Write the lines out again, from the top of the material to the line containing "const yTicks = [-1, 0, 1, 2, 3, 4, 5];", pictures excluded.
====
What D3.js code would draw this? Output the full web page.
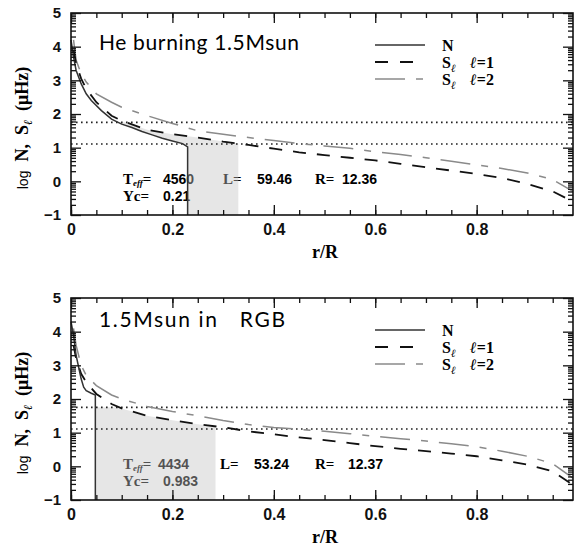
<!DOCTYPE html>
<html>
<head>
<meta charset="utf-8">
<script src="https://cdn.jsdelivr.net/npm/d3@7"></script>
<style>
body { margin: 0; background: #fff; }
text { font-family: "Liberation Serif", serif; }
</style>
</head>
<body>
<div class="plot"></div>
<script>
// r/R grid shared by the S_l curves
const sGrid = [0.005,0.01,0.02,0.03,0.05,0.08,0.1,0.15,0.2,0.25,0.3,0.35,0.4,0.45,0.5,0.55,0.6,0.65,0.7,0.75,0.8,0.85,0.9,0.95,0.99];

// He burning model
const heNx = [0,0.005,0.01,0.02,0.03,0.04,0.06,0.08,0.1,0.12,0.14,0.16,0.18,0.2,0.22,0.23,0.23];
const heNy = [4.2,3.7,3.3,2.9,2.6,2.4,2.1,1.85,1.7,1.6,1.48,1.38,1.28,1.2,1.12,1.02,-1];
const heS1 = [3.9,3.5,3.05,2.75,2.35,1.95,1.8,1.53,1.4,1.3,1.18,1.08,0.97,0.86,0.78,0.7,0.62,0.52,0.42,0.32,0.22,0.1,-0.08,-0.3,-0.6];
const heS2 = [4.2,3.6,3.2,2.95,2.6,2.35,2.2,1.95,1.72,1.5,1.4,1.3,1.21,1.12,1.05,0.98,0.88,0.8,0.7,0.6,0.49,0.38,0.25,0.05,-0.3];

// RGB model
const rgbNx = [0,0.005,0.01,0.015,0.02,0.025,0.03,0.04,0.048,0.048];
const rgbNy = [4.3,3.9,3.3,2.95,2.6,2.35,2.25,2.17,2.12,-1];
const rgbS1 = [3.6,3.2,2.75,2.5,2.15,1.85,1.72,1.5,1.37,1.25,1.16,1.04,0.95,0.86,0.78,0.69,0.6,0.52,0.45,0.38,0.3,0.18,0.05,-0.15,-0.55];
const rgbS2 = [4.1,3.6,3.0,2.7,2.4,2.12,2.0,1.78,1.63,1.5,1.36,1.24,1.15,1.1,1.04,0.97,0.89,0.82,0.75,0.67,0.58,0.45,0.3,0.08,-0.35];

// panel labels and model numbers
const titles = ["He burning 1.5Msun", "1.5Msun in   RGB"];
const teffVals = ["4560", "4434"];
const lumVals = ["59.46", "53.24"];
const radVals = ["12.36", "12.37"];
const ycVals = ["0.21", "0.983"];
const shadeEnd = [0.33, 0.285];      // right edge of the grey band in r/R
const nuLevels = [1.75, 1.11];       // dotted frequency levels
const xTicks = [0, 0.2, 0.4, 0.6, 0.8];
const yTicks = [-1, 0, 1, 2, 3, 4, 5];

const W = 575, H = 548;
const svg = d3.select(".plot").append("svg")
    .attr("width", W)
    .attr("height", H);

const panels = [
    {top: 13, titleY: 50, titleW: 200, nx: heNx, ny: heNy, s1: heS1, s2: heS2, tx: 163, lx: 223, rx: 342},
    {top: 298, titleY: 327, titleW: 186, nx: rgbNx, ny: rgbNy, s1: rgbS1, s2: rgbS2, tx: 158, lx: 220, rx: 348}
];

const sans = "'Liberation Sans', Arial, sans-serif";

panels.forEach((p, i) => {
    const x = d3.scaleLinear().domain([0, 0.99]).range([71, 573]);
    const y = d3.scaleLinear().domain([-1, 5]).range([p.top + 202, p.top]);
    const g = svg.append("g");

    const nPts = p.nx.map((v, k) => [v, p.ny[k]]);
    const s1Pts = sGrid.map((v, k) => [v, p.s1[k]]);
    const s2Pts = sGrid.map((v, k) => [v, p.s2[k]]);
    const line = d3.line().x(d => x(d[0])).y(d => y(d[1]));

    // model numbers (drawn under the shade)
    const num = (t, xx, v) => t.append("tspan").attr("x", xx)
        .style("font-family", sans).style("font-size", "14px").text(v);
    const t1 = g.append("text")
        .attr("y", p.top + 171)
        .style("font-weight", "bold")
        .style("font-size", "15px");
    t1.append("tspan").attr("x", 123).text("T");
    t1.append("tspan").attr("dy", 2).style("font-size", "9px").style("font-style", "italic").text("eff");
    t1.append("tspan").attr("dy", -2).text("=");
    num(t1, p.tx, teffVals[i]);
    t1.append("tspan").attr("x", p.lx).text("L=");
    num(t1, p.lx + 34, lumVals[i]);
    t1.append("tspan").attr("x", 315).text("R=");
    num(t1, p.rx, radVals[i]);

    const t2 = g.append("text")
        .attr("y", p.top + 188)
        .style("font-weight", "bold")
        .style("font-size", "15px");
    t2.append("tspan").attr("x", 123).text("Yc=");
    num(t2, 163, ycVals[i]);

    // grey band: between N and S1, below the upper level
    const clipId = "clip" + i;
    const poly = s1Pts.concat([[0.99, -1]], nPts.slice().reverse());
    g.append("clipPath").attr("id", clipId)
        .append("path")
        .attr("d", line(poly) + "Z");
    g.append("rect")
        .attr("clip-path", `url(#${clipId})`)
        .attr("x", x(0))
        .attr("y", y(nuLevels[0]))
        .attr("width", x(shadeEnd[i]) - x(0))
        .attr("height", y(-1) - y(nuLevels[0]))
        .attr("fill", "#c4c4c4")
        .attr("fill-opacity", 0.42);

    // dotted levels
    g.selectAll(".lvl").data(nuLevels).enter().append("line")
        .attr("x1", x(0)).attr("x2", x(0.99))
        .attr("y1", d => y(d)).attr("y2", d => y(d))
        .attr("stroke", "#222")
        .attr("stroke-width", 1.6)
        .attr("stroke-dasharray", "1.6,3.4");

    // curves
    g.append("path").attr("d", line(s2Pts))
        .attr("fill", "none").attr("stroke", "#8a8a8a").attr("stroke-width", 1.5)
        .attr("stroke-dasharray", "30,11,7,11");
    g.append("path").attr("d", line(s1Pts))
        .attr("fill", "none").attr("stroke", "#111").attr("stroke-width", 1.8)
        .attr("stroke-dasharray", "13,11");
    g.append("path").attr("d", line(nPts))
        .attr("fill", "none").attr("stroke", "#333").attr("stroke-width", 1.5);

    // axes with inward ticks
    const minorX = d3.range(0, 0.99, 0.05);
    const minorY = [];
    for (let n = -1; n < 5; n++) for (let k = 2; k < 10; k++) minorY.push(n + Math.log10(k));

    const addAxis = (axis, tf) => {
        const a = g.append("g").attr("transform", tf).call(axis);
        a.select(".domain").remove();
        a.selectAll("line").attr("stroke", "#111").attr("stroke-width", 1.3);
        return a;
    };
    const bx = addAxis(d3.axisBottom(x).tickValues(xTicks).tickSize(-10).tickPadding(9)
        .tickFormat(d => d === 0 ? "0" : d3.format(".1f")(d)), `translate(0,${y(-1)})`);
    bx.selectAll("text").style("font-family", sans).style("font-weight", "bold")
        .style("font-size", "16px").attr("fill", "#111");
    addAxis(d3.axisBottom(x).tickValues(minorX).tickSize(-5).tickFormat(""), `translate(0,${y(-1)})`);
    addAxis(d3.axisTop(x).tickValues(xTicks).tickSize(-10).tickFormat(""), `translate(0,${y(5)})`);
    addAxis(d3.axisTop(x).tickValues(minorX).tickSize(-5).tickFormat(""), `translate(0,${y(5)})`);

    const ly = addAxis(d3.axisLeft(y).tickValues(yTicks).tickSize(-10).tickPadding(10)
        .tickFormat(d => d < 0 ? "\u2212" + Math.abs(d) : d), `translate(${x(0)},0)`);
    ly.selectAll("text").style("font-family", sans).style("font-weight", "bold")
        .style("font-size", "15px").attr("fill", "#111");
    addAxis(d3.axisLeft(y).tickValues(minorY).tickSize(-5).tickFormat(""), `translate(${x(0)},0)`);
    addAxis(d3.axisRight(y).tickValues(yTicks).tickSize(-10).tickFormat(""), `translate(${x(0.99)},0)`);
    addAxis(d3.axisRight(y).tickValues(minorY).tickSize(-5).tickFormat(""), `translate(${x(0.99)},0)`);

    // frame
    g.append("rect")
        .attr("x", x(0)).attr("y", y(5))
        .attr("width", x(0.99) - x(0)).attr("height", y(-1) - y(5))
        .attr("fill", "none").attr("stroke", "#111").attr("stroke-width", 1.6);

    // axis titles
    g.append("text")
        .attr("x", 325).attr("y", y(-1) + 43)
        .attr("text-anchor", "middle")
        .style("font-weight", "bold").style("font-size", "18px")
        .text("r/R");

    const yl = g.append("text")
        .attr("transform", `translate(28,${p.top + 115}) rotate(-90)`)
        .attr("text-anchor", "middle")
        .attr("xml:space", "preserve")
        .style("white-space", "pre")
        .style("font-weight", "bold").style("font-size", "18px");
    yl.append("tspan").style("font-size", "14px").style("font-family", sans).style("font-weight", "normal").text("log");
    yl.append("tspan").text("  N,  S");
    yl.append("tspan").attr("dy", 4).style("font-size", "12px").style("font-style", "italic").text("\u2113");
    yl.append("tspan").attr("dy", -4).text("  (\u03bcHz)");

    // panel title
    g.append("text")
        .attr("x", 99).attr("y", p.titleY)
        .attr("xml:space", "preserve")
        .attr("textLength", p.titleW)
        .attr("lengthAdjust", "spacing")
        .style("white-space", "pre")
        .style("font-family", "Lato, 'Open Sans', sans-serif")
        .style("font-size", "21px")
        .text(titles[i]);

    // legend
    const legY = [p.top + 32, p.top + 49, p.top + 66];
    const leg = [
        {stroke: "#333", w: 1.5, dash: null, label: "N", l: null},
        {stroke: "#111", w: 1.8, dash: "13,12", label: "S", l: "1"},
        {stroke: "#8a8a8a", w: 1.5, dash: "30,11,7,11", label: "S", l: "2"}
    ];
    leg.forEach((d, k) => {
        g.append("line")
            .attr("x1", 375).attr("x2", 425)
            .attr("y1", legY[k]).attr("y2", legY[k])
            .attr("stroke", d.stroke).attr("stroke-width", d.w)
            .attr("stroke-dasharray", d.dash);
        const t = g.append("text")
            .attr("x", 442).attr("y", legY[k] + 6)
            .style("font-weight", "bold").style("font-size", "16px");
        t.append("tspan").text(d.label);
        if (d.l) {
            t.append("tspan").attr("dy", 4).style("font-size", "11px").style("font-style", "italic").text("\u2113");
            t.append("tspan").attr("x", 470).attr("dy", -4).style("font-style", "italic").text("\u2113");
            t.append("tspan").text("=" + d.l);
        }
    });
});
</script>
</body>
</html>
====
Problem solution:
What D3.js code would draw this? Output the full web page.
<!DOCTYPE html>
<html>
<head>
<meta charset="utf-8">
<script src="https://cdn.jsdelivr.net/npm/d3@7"></script>
<style>
body { margin: 0; background: #fff; }
text { font-family: "Liberation Serif", serif; }
</style>
</head>
<body>
<div class="plot"></div>
<script>
// r/R grid shared by the S_l curves
const sGrid = [0.005,0.01,0.02,0.03,0.05,0.08,0.1,0.15,0.2,0.25,0.3,0.35,0.4,0.45,0.5,0.55,0.6,0.65,0.7,0.75,0.8,0.85,0.9,0.95,0.99];

// He burning model
const heNx = [0,0.005,0.01,0.02,0.03,0.04,0.06,0.08,0.1,0.12,0.14,0.16,0.18,0.2,0.22,0.23,0.23];
const heNy = [4.2,3.7,3.3,2.9,2.6,2.4,2.1,1.85,1.7,1.6,1.48,1.38,1.28,1.2,1.12,1.02,-1];
const heS1 = [3.9,3.5,3.05,2.75,2.35,1.95,1.8,1.53,1.4,1.3,1.18,1.08,0.97,0.86,0.78,0.7,0.62,0.52,0.42,0.32,0.22,0.1,-0.08,-0.3,-0.6];
const heS2 = [4.2,3.6,3.2,2.95,2.6,2.35,2.2,1.95,1.72,1.5,1.4,1.3,1.21,1.12,1.05,0.98,0.88,0.8,0.7,0.6,0.49,0.38,0.25,0.05,-0.3];

// RGB model
const rgbNx = [0,0.005,0.01,0.015,0.02,0.025,0.03,0.04,0.048,0.048];
const rgbNy = [4.3,3.9,3.3,2.95,2.6,2.35,2.25,2.17,2.12,-1];
const rgbS1 = [3.6,3.2,2.75,2.5,2.15,1.85,1.72,1.5,1.37,1.25,1.16,1.04,0.95,0.86,0.78,0.69,0.6,0.52,0.45,0.38,0.3,0.18,0.05,-0.15,-0.55];
const rgbS2 = [4.1,3.6,3.0,2.7,2.4,2.12,2.0,1.78,1.63,1.5,1.36,1.24,1.15,1.1,1.04,0.97,0.89,0.82,0.75,0.67,0.58,0.45,0.3,0.08,-0.35];

// panel labels and model numbers
const titles = ["He burning 1.5Msun", "1.5Msun in   RGB"];
const teffVals = ["4560", "4434"];
const lumVals = ["59.46", "53.24"];
const radVals = ["12.36", "12.37"];
const ycVals = ["0.21", "0.983"];
const shadeEnd = [0.33, 0.285];      // right edge of the grey band in r/R
const nuLevels = [1.75, 1.11];       // dotted frequency levels
const xTicks = [0, 0.2, 0.4, 0.6, 0.8];
const yTicks = [-1, 0, 1, 2, 3, 4, 5];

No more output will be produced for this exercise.